As a homeowner, to sell your home and pocket that appreciation, you’re paying closing costs. Closing costs aren’t cheap as a seller, but even at 7% of the sale price ($42,582.85), you’re still profiting $65,743.60. That’s almost double the return seen by the renter.
Now, this is a simplified scenario. There are many variables you’ll have to calculate. The duration of the home ownership/renting, along with appreciation rates, and the difference in monthly expenses will all play a role in determining which choice is more profitable.
Different towns, even different neighbourhoods within the same city will vary in costs and appreciation values. It’s important to do homework based on your specific situation to determine which is a better decision for you. A local realtor is a great resource to help identify local prices/rents, as well as providing insight into appreciation value for a specific neighbourhood.
The New York Times has a great calculator that you can help you determine if renting or owning is a better financial decision. You can find that here: https://www.nytimes.com/interactive/2014/upshot/buy-rent-calculator.html
Many have described home ownership as forced savings. To own you have to save for a down payment, and then each month you are “saving” as you’re building equity in your home with each mortgage payment. With renting, even if it is significantly less expensive and you’re able to save money each month, are you doing anything with that money?

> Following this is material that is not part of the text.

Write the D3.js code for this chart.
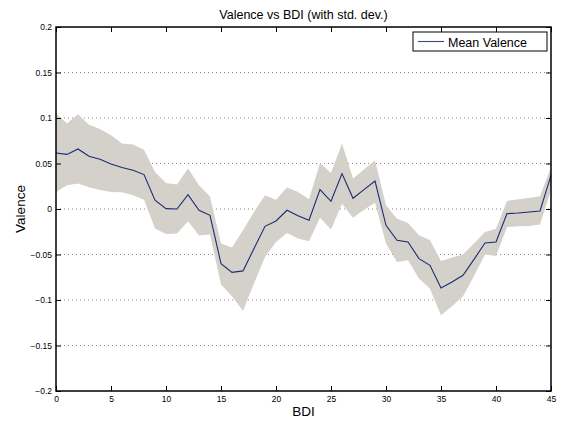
<!DOCTYPE html>
<meta charset="utf-8">
<style>
body { margin: 0; background: #fff; }
text { font-family: "Liberation Sans", Arial, sans-serif; fill: #000; }
.grid line { stroke: #888; stroke-dasharray: 1,3; stroke-width: 1px; }
.band { fill: #d4d1ca; stroke: none; }
.line { fill: none; stroke: #1c2b78; stroke-width: 1.1px; }
</style>
<body>
<script src="https://cdn.jsdelivr.net/npm/d3@7"></script>
<script>
// data
var bdi = d3.range(0, 46);
var meanValence = [0.0615, 0.060, 0.066, 0.058, 0.0546, 0.0495, 0.0455, 0.0425, 0.0378, 0.0096,
                   0.0004, 0.000, 0.0158, -0.0014, -0.0069, -0.060, -0.0696, -0.068, -0.0435, -0.019,
                   -0.0132, -0.0014, -0.0073, -0.0124, 0.0213, 0.0085, 0.0389, 0.0118, 0.0213, 0.0307,
                   -0.0179, -0.0344, -0.0363, -0.0545, -0.0619, -0.0868, -0.0802, -0.0729, -0.0553, -0.0374,
                   -0.0363, -0.0051, -0.0044, -0.0033, -0.0022, 0.037];
var upperBand = [0.105, 0.094, 0.104, 0.0927, 0.088, 0.081, 0.072, 0.0708, 0.065, 0.0407,
                 0.0286, 0.0268, 0.0444, 0.026, 0.0136, -0.038, -0.0424, -0.0234, -0.0033, 0.015,
                 0.0103, 0.0235, 0.0187, 0.0107, 0.0506, 0.0396, 0.0719, 0.0334, 0.0433, 0.0535,
                 0.0041, -0.0106, -0.0154, -0.0289, -0.0344, -0.0571, -0.0534, -0.050, -0.038, -0.0253,
                 -0.0216, 0.0088, 0.0107, 0.0121, 0.014, 0.0462];
var lowerBand = [0.0187, 0.026, 0.028, 0.024, 0.021, 0.0187, 0.0183, 0.015, 0.0103, -0.0215,
                 -0.0275, -0.027, -0.0135, -0.029, -0.028, -0.083, -0.096, -0.112, -0.082, -0.0527,
                 -0.0363, -0.0264, -0.0325, -0.0355, -0.0095, -0.0226, 0.0059, -0.0095, -0.0007, 0.007,
                 -0.038, -0.0582, -0.0564, -0.0765, -0.0875, -0.1168, -0.107, -0.096, -0.0736, -0.050,
                 -0.0516, -0.0198, -0.019, -0.0187, -0.0171, 0.0205];
var xTicks = [0, 5, 10, 15, 20, 25, 30, 35, 40, 45];
var yTicks = [-0.2, -0.15, -0.1, -0.05, 0, 0.05, 0.1, 0.15, 0.2];
var yTickLabels = ["\u22120.2", "\u22120.15", "\u22120.1", "\u22120.05", "0", "0.05", "0.1", "0.15", "0.2"];

var margin = {top: 27, right: 11, bottom: 32, left: 56},
    width = 562 - margin.left - margin.right,
    height = 423 - margin.top - margin.bottom;

var x = d3.scaleLinear().domain([0, 45]).range([0, width]);
var y = d3.scaleLinear().domain([-0.2, 0.2]).range([height, 0]);

var svg = d3.select("body").append("svg")
    .attr("width", 562)
    .attr("height", 423);

var g = svg.append("g")
    .attr("transform", "translate(" + margin.left + "," + margin.top + ")");

// horizontal dotted grid
g.append("g")
    .attr("class", "grid")
  .selectAll("line")
    .data(yTicks.filter(function(d) { return d > -0.2 && d < 0.2; }))
  .enter().append("line")
    .attr("x1", 0)
    .attr("x2", width)
    .attr("y1", function(d) { return y(d); })
    .attr("y2", function(d) { return y(d); });

// std. dev. band
var area = d3.area()
    .x(function(d, i) { return x(bdi[i]); })
    .y0(function(d, i) { return y(lowerBand[i]); })
    .y1(function(d, i) { return y(upperBand[i]); });

g.append("path")
    .datum(bdi)
    .attr("class", "band")
    .attr("d", area);

// mean line
var valueline = d3.line()
    .x(function(d, i) { return x(bdi[i]); })
    .y(function(d) { return y(d); });

g.append("path")
    .datum(meanValence)
    .attr("class", "line")
    .attr("d", valueline);

// axes, MATLAB style: ticks inside on all four sides
function styleAxis(sel) {
  sel.select(".domain").remove();
  sel.selectAll(".tick line").attr("stroke", "#000").attr("stroke-width", 1);
  sel.selectAll(".tick text").style("font-size", "8.5px").attr("fill", "#222");
}

g.append("g")
    .attr("transform", "translate(0," + height + ")")
    .call(d3.axisBottom(x).tickValues(xTicks).tickSizeInner(-5).tickSizeOuter(0).tickPadding(5))
    .call(styleAxis);

g.append("g")
    .call(d3.axisTop(x).tickValues(xTicks).tickSizeInner(-5).tickSizeOuter(0).tickFormat(""))
    .call(styleAxis);

g.append("g")
    .call(d3.axisLeft(y).tickValues(yTicks).tickSizeInner(-5).tickSizeOuter(0).tickPadding(4)
      .tickFormat(function(d, i) { return yTickLabels[i]; }))
    .call(styleAxis);

g.append("g")
    .attr("transform", "translate(" + width + ",0)")
    .call(d3.axisRight(y).tickValues(yTicks).tickSizeInner(-5).tickSizeOuter(0).tickFormat(""))
    .call(styleAxis);

// box
g.append("rect")
    .attr("width", width)
    .attr("height", height)
    .attr("fill", "none")
    .attr("stroke", "#000")
    .attr("stroke-width", 1.5);

// titles
svg.append("text")
    .attr("x", margin.left + width / 2)
    .attr("y", 19)
    .attr("text-anchor", "middle")
    .style("font-size", "12.5px")
    .text("Valence vs BDI (with std. dev.)");

svg.append("text")
    .attr("x", margin.left + width / 2)
    .attr("y", 416)
    .attr("text-anchor", "middle")
    .style("font-size", "13.5px")
    .text("BDI");

svg.append("text")
    .attr("transform", "translate(25," + (margin.top + height / 2) + ") rotate(-90)")
    .attr("text-anchor", "middle")
    .style("font-size", "13.5px")
    .text("Valence");

// legend
var legend = svg.append("g")
    .attr("transform", "translate(413,32)");

legend.append("rect")
    .attr("width", 134)
    .attr("height", 19)
    .attr("fill", "#fff")
    .attr("stroke", "#000")
    .attr("stroke-width", 1);

legend.append("line")
    .attr("x1", 5)
    .attr("x2", 31)
    .attr("y1", 9.5)
    .attr("y2", 9.5)
    .attr("stroke", "#3a4a88")
    .attr("stroke-width", 1.1);

legend.append("text")
    .attr("x", 35)
    .attr("y", 14.5)
    .style("font-size", "12.5px")
    .text("Mean Valence");
</script>
</body>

The case for renting requires you to actually save money each month and to do something with it that earns you a return. The danger comes when the money just sits in your bank account, losing value as the dollar depreciates. Worse yet, you spend your savings. With extra cash in the bank, it’s easy to say yes to a shopping spree, travel, and dinners out. You don’t want to get into the habit of spending all of your earnings. If you ever plan to stop working, you need to do something to generate income for your future.
You may find that renting is cheaper for you where you live, but that doesn’t mean homeownership is ruled out for you. It’s becoming more common to find people who rent in the city but own an investment property elsewhere. Assuming you can find an investment property where the rental income is greater than the monthly costs associated with the home (a positive monthly cash flow), buying a home in a neighbouring community can be a great way to invest your money for your future.
There are too many factors to saying renting or owning a home is the better decision across the board. It’s important to look at what’s right for you and your circumstances, and no matter what, make sure you’re doing something with your money to provide income for your future.